Recently I had a scare where I thought I lost all the information stored on my Windows desktop. I had many files that were sitting only on the desktop. And I had shortcuts to files and programs on there. This made me realize that I needed to back this stuff up. Currently I have no backup software. I can backup actual files to some other media. But that will not take care of files on my desktop. It will also not store important settings like the configuration of my Outlook Express e-mail program. So I thought this might be a good program to write myself.
I figure it is a dangerous thing to mess around with a backup program. That is a mission critical application. You have to get it right. So I figured I would first test out the backup program by restoring to a new machine. That will be a hard core test. The new machine will not have any of the software or files already. If I can restore to there, I should be good.

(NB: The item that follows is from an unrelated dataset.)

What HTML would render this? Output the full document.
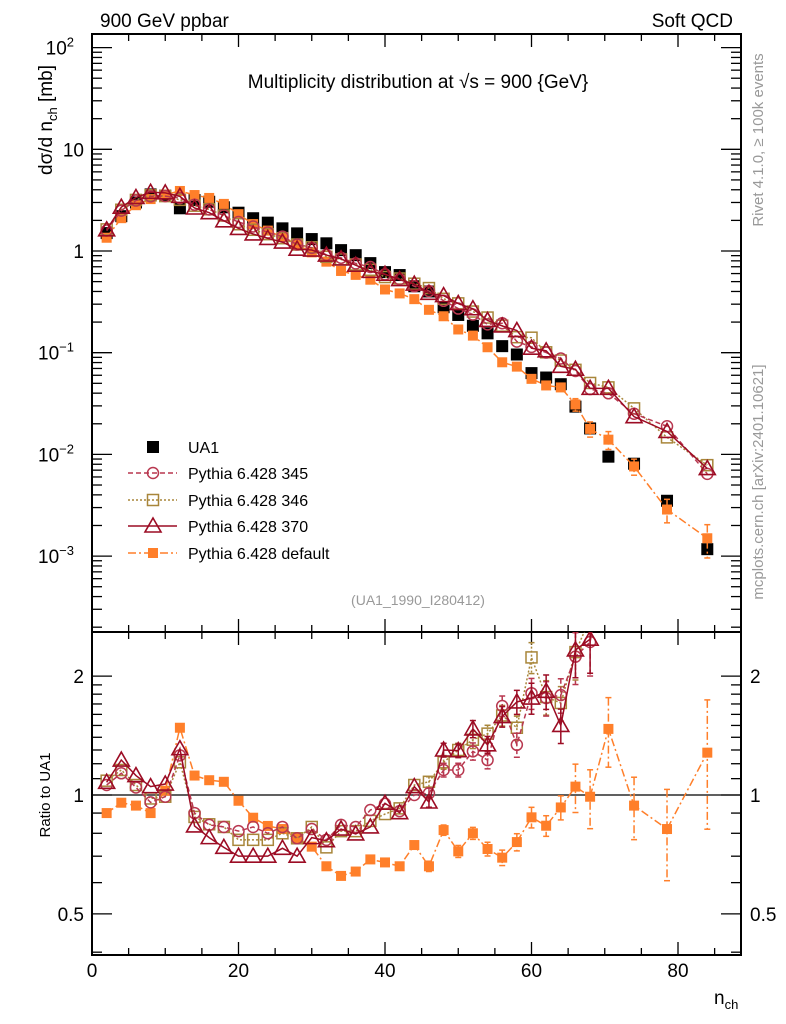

Then it will just take a final test to ensure I can restore to my original system.
My initial source of concern to want a backup program is the Windows desktop. A little research has shown that the desktop is really a folder on the file system. Any files that are stored directly on the desktop are in this folder. And and files referenced on the desktop with a shortcut are stored as link files in this folder. This seems simple enough. Maybe I can just copy the entire desktop folder for backup purposes.
What other things could a “smart” backup program do? By smart I mean a program which will do something other than making an image of the whole hard disk. I know I need my Internet Explorer favorites. And I also want my Internet Explorer security settings. There are some specific data folders of interest on my hard drive. Maybe my program can let the user choose these. I also like the theme of my Windows configuration. For example I like my wallpaper and screen saver.
Obviously there are some tricky points. Can I easily backup to a different version of Windows? And what about storing off portions of the Windows registry? Then there are some design decisions to make. Should I implement some strategy for organizing different backups? Do I allow incremental backups? Do I use compression on the backed up data?
I doubt any of my research and resulting program will turn into a commercial product. It is just fun to think about and investigate. I knew a guy that ran a business developing and selling software backup solutions for MS-DOS. Perhaps I can talk him into letting me have his source code.